ESPN’s Buster Olney recently had an interesting chart up where he looked at the value that clubs received on the largest contracts that have even been issued. Here’s the list:
Dollars spent per win above replacement in completed $100 million contracts, through 2011:
|Ken Griffey, Jr||9-year/$116.5M||11.7||$9.96M|
This list represents deals that have expired. But that made me start wondering about the contracts that have been signed more recently and are still ongoing. We obviously can’t take a final tally, but we can look at how things stand as of today. On the heels of the Yu Darvish hoopla I’m going to include Diasuke Matsuzaka in this chart, since the total outlay to acquire him exceeded 100M. With that out of the way, here’s the list of current $100M+ players.

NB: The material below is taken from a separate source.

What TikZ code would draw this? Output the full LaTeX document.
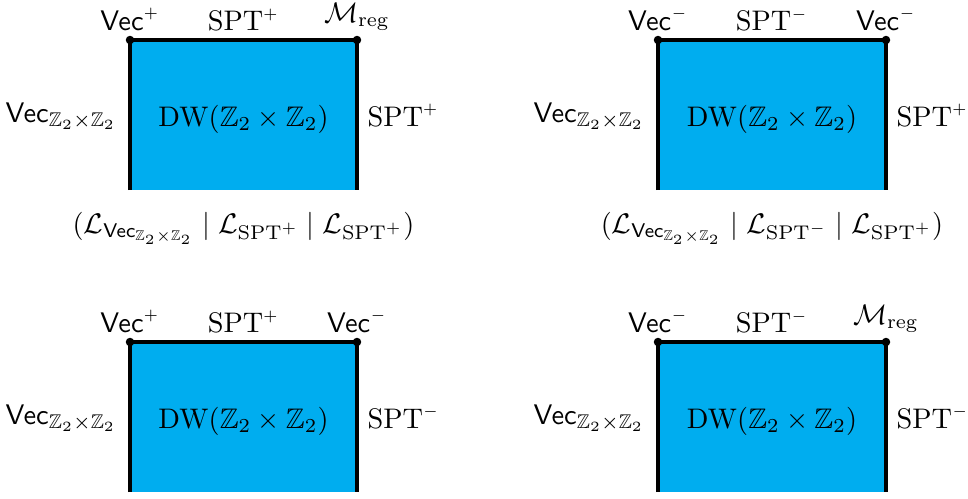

(Note-WAR is via Fangraphs, contracts from Cots)
|Miguel Cabrera||(8-year/152M) $66.3M||21.7||$3.05M|
|CC Sabathia||(7 year/$161M) $60M||18.7||$3.21M|
|Mark Teixeira||(8-year/$180M) $62.5M||12.6||$4.96M|
|Alfonso Soriano||(8-year/$136M) $82M||15.5||$5.29M|
|Alex Rodriguez||(10-year/$275M) $122M||18.6||$6.55M|
|Johan Santana||(6-year/$137.5M) $82.5M||10.9||$7.57M|
|Diasuke Matsuzaka||(5-year/$101.1M) $101.1M||10.6||$9.53M|
|Vernon Wells||(7-year/$126M) $63M||5.6||$11.25M|
|Barry Zito||(7-year/119M) $80M||6.6||$12.12M|
|Joe Mauer||(8-year/$184M) $23M||1.8||$12.77M|
As you can see, very few of these contracts have yielded good value. It’s far too soon to draw any conclusions on some of them, with the Joe Mauer deal at the head of that list. But its safe to say that once you get into 9 figures, almost everything has to go right in order for the team to get good value. It’s also safe to say that many of these deals will only look worse as they proceed, with Soriano, Wells and A-Rod aging and Santana attempting to return from major shoulder surgery.
The Yanks have been relatively quiet this offseason, but I think these charts show pretty clearly that just because you spend a ton of money, that doesn’t mean you are necessarily getting production in return. More often than not, you don’t.